迫切的保护有时会带来迫切的开发,开发过度给传统古村落带来的可能不是保护,而是更加严重的破坏。山东济南一处很有代表性的古村落,本是山东传统村落保护的典范,但是近年来却开发过度:村里建起了徽派风格的纪念馆,其规模严重超出了村内传统建筑的尺度;旧有的庙宇在新建的“豪华”庙宇面前“黯然失色”;村内满街的叫卖声,打破了传统村落原有的宁静;村内居民的传统生活方式已经丢失。因为这些,我们不得不将其排除在了新的传统村落名录之外。这是前车之鉴,需要我们在以后的传统村落保护与开发中引以为戒。

在很多入选国家级名录的传统村落里,村里的人是迷茫的,他们对村子的未来缺乏方向感。保护,对他们来说,更多的只有概念,却不知如何行动。省内一知名古村落,曾聘请国内知名规划设计院提出了专业的村庄保护方案,但是最终却被评审专家组否决。方案忽视古官道的遗存,完全用城市化的道路铺装取代原有路面;为了保证路面宽度,将原来的两侧排水沟设计至一侧,是对农村传统生活方式和生活理念缺乏了解的表现;规划中提出的路灯设计方案,更是与传统村貌不符。
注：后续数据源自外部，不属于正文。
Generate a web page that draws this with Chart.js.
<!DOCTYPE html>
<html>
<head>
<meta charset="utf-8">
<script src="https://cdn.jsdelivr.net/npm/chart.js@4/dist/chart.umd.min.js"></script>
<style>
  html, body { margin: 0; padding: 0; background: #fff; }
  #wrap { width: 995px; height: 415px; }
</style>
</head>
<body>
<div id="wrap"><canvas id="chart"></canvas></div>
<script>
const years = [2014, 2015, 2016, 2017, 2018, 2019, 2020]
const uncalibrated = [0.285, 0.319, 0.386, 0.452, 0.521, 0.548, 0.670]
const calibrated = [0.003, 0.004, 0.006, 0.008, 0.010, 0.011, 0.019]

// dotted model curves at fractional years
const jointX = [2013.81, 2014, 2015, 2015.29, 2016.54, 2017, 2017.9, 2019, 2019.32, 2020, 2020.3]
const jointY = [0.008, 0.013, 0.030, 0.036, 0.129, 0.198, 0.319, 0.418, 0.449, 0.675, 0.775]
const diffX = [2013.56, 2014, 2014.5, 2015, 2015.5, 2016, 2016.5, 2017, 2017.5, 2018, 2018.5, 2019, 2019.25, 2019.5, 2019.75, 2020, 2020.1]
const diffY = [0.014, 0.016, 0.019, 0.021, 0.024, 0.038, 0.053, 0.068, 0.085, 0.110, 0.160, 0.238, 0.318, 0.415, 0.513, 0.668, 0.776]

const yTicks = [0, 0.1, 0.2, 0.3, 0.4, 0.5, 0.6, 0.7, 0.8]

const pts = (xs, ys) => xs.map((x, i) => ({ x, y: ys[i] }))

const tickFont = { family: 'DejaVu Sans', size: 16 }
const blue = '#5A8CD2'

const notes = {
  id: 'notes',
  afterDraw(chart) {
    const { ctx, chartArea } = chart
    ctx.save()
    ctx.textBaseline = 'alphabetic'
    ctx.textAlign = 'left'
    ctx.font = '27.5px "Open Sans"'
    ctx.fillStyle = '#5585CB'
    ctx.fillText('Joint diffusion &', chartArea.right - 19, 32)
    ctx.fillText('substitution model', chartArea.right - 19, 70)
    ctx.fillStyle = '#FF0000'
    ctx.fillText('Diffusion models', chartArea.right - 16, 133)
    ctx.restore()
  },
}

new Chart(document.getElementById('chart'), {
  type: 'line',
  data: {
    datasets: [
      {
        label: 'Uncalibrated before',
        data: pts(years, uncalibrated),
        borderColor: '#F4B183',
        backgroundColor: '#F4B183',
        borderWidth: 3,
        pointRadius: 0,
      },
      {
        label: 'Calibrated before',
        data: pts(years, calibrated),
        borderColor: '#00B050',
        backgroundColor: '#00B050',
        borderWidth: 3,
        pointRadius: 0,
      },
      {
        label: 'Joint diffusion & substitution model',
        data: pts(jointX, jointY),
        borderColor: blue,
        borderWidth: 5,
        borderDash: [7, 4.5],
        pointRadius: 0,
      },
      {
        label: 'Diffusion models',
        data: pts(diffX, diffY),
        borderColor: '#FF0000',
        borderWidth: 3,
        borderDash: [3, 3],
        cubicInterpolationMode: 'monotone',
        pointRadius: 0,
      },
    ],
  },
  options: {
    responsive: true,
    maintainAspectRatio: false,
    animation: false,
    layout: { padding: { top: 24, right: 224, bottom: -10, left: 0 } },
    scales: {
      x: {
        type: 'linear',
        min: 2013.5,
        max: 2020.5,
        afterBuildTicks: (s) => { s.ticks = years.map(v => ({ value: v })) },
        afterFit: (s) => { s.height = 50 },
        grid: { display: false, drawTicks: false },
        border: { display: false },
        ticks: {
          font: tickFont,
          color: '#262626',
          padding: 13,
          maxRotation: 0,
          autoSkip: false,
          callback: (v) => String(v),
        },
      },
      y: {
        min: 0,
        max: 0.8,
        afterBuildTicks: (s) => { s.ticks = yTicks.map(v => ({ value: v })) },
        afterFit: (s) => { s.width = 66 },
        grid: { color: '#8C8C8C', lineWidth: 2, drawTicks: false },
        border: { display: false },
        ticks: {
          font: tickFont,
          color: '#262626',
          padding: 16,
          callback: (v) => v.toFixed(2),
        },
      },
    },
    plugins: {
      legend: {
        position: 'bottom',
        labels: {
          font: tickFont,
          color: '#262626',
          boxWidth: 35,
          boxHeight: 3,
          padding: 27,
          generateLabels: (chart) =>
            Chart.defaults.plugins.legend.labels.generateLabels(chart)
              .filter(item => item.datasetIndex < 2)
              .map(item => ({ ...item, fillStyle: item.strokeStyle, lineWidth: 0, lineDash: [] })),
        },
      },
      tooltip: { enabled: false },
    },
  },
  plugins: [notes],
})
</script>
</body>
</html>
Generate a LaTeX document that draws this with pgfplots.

2012年和2014年,我受同济大学阮仪三城市基金会的委派在法国亲自参与了法国国家古迹COUCY城堡和ESPALION城堡的修复工作,直观地体会到目前国内外保护理念的差距。目前国内真正从事专业传统村落保护的机构还不是太多。

所以,传统村落的保护一定要与古村的传统风貌相符,要在尊重的基础上改善当地的自然环境。保护的基础是充分了解、充分理解,如果没有历史文化眼光,那么对古村的“保护”就会变成一种伤害。